La partition rétablit les codas habituellement coupées mais pas les reprises des cabalettes. Les choeurs du Teatro Goldoni de Livourne, manquent un peu de puissance, même pour une salle de taille aussi réduite que celle du Teatro del Giglio, et peinent à certaines occasion à se synchroniser avec l’orchestre. Il faut dire que Giovanni Di Stefano n’est pas là pour flâner : le chef insuffle à la partition l’élan et l’urgence indispensable, avec un orchestre (toujours du Teatro Goldoni) qui lui répond parfaitement, et la symbiose avec les solistes est parfaite.

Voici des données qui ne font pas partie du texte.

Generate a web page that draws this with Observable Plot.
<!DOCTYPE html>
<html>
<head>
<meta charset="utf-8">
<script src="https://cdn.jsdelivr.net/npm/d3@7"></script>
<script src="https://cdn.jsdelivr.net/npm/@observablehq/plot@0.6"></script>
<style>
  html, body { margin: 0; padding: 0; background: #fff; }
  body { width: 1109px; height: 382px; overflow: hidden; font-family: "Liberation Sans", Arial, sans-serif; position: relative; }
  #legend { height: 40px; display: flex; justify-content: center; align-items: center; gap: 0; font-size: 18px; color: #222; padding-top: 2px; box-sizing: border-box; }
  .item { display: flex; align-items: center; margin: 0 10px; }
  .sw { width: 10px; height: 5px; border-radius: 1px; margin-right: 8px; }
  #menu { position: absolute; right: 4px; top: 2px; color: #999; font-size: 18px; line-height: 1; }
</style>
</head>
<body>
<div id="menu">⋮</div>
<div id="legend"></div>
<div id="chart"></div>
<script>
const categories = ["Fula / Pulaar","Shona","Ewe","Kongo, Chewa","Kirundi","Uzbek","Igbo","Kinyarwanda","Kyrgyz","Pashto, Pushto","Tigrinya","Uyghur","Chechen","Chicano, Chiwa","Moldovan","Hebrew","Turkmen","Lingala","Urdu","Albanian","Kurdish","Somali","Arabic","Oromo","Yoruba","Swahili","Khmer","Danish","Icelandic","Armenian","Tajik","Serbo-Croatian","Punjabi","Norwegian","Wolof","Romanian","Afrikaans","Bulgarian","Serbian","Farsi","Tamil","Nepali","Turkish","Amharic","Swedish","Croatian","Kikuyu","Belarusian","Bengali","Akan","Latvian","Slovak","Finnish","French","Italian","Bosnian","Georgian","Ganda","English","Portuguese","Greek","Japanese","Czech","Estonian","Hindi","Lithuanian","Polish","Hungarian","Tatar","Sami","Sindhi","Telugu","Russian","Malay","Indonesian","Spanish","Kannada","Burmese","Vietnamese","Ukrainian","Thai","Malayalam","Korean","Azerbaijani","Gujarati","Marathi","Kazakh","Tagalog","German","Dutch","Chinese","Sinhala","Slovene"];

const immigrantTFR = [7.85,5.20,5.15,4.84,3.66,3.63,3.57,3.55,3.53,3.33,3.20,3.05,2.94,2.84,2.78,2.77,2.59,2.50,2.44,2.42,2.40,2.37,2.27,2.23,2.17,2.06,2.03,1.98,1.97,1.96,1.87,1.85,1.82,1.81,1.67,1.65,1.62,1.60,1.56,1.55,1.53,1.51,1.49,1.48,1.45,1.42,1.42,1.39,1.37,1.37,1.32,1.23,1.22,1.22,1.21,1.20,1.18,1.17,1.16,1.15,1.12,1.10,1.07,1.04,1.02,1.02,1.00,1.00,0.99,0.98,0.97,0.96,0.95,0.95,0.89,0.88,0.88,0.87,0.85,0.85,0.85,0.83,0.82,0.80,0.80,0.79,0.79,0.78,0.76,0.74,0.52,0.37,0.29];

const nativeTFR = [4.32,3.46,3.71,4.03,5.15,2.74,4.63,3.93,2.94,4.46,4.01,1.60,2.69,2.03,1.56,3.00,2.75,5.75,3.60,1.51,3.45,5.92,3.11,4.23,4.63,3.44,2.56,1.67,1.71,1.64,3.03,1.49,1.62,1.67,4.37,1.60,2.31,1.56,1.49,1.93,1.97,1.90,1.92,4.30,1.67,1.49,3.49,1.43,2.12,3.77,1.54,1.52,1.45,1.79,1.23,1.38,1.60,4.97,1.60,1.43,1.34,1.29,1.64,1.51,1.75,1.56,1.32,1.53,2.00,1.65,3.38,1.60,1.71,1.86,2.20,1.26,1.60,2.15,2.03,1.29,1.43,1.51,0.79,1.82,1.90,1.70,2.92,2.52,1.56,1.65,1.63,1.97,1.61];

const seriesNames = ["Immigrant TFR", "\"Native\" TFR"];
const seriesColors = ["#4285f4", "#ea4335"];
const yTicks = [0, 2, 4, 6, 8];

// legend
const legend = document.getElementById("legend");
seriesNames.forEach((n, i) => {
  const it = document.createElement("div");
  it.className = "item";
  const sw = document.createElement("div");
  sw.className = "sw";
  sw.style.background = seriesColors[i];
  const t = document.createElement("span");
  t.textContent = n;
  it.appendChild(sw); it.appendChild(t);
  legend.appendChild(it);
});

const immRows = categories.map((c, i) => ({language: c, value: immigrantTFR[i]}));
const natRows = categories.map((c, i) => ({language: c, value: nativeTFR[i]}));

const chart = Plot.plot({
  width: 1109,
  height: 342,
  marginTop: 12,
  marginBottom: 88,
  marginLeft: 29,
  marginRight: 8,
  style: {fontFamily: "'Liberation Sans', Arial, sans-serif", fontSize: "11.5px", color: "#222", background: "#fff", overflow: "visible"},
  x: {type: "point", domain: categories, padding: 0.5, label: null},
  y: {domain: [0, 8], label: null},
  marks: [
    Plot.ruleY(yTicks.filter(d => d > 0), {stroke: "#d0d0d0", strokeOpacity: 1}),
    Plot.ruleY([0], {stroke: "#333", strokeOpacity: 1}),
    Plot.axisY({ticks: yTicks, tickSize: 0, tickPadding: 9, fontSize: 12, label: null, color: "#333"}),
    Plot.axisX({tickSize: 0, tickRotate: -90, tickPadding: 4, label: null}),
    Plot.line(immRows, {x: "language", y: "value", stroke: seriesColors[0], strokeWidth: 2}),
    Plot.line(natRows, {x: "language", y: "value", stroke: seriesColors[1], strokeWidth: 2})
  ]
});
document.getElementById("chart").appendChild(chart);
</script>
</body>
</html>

Dans la salle, on est loin de l’ambiance guindée de Salzbourg : ici on n’éteint pas son téléphone, et si on a un commentaire à faire à son voisin, il faut que toute la rangée en profite. En contrepartie, l’accueil du public est d’un enthousiaste réjouissant, qui ajoute au plaisir de cette soirée. Au final, ce Trovatore, malgré ses défauts, emporte la mise par sa cohésion : un chef de métier énergique, une production belle et efficace et la jeunesse des interprètes, tous unis dans même un élan vital.